Las pasadas elecciones en los Países Bajos ha dejado a algunos un sabor dulce por la derrota del populista Geert Wilders. Este político, tras una campaña a base de tweets, tocados por el odio, ha hecho temblar los cimientos, no de su país, sino de toda la Unión Europea. La victoria del liberal Rutte parece que ha calmado la ansiedad de los proeuropeos, pero no deben relajarse demasiado, pues esos cimientos todavía están afectados por unos vicios con riesgo de derrumbe. No hay que olvidar que el partido del ultraderechista ha sido el segundo partido más votado y se va a erigir en el Parlamento como líder de la oposición neerlandesa, manteniendo el discurso disruptivo contra la Unión Europea y lo que representa ésta. Como se suele decir, se ha ganado una batalla, pero la guerra dista mucho de haber terminado, más bien, todo lo contrario, esto sólo ha hecho más que comenzar.

En un par de meses volveremos a contener la respiración con las elecciones presidenciales francesas, en la que las encuestas apuntan a que la candidata ultraderechista Le Pen pasará el primer corte y se jugará con el liberal Macron la presidencia en la segunda vuelta. Es decir, que el discurso racista, xenófobo y de negación de los valores que hicieron posible la Unión Europea ha calado en la sociedad de los países que la fundaron.

Europa se está licuando. Y ese proceso se ha originado en los Estados que hicieron posible su nacimiento. Sin embargo, no se trata de un fenómeno que afecte exclusivamente a nuestro continente, pues el motivo de fondo radica en lo que se ha denominado Occidente, como paladín de la democracia internacional. Primero fue el «Brexit», luego la victoria de Trump y todavía quedan episodios que mantendrán la tensión en medio mundo, y todo ello es consecuencia del fracaso en la ejecución de aquellas ideas que proponían espacios globales de decisión. En efecto, la globalización representaba una oportunidad de extender los valores propios de la democracia a aquellos lugares con mayor déficit de derechos y participación popular, sin embargo, lo que ha traído consigo es la burocratización desmedida del poder político, que lo ha convertido en una amalgama de datos estadísticos deshumanizados e ineficaces a los ojos de los ciudadanos. Esa mala ejecución del diseño global, incluida la Unión Europea, ha recibido la respuesta por parte de la sociedad que la hizo posible, mostrando su rechazo al actual sistema por medio de aquellos voceros que predican contra él.

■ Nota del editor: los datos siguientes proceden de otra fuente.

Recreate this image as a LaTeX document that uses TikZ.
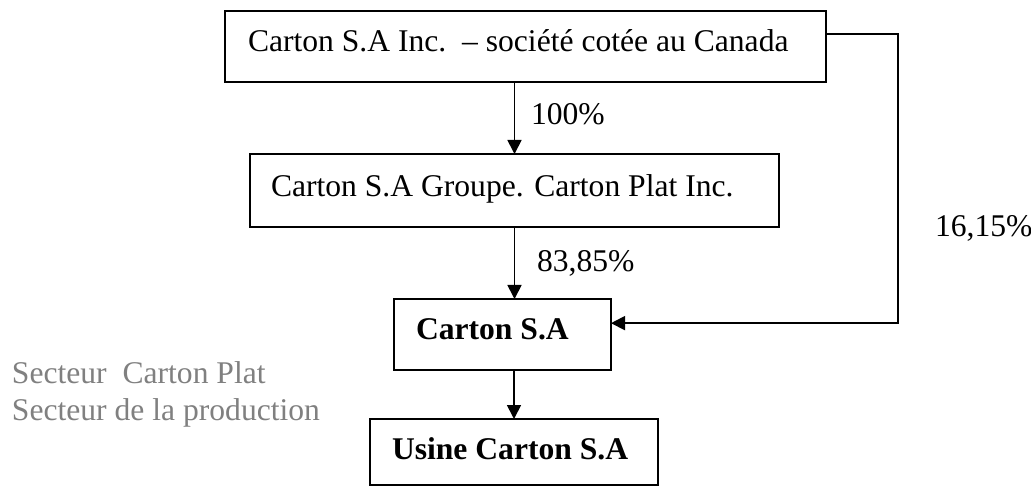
\documentclass[tikz,border=0pt]{standalone}
\usepackage{fontspec}
\setmainfont{Liberation Serif}
\usetikzlibrary{arrows.meta,calc}
\definecolor{sectgray}{HTML}{808080}
\tikzset{
  box/.style={draw=black, line width=2pt, rectangle, inner sep=0pt, outer sep=0pt, anchor=north west},
  txt/.style={anchor=base west, inner sep=0pt, outer sep=0pt, font=\fontsize{31.6}{38}\selectfont},
  btxt/.style={txt, font=\fontsize{31.6}{38}\selectfont\bfseries},
  gtxt/.style={txt, text=sectgray},
  arr/.style={line width=1.8pt, -{Triangle[length=14pt,width=14pt]}},
}
\begin{document}
\begin{tikzpicture}[x=1pt,y=-1pt]
\useasboundingbox (0,0) rectangle (1031,486);
% boxes
\node[box, minimum width=601pt, minimum height=71pt] (b1) at (225,11) {};
\node[box, minimum width=529pt, minimum height=73pt] (b2) at (250,154) {};
\node[box, minimum width=217pt, minimum height=71pt] (b3) at (394,299) {};
\node[box, minimum width=288pt, minimum height=66pt] (b4) at (370,419) {};
% box texts
\node[txt] (t1) at (248,52) {Carton S.A Inc.\ \ – société cotée au Canada};
\node[txt] (t2) at (271,197) {Carton S.A Groupe. Carton Plat Inc.};
\node[btxt] (t3) at (416,340) {Carton S.A};
\node[btxt] (t4) at (392,459) {Usine Carton S.A};
% labels
\node[txt] (l1) at (531,125) {100\%};
\node[txt] (l2) at (537,272) {83,85\%};
\node[txt] (l3) at (935,237) {16,15\%};
\node[gtxt] (g1) at (12,384) {Secteur\ \ Carton Plat};
\node[gtxt] (g2) at (12,420) {Secteur de la production};
% connectors
\draw[arr] (b1.south -| b2.north) -- (b2.north);
\draw[arr] (b2.south) -- (b2.south |- b3.north);
\draw[arr] (b3.south -| b4.north) -- (b4.north);
\coordinate (r1) at ($(b1.north east)!0.32!(b1.south east)$);
\coordinate (r2) at ($(b3.north east)!0.34!(b3.south east)$);
\coordinate (rx) at (898,0);
\draw[arr] (r1) -- (r1 -| rx) -- (r2 -| rx) -- (r2);
\end{tikzpicture}
\end{document}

La dialéctica izquierda y derecha ha sido superada por los partidarios del sistema y los antisistema. La búsqueda del equilibrio entre el capital y el trabajo ya no sirve en una sociedad inmersa en una revolución tecnológica y deslocalizada, donde el capital se mueve por todo el mundo con una velocidad casi similar al proceso de sustitución de la fuerza del trabajo por las nuevas tecnologías. La falta de visión de aquellos que han ocupado los puestos de liderazgo en las dos últimas décadas, que no han acometido las reformas necesarias para situar al ciudadano en el centro del sistema, ha provocado un alejamiento social que recuerda, salvando las profundas distancias, la escenografía política del último tercio del siglo XIX, en la que nos encontrábamos con los contrarios al sistema y propugnaban su cambio por otro, los que defendían la conservación del sistema y aquellos que planteaban la reforma del sistema desde dentro del sistema. Se empieza a echar de menos en la actualidad a esta última línea de pensamiento. Parece confirmarse que la historia se repite; confío que, al final, aprendamos de nuestros errores.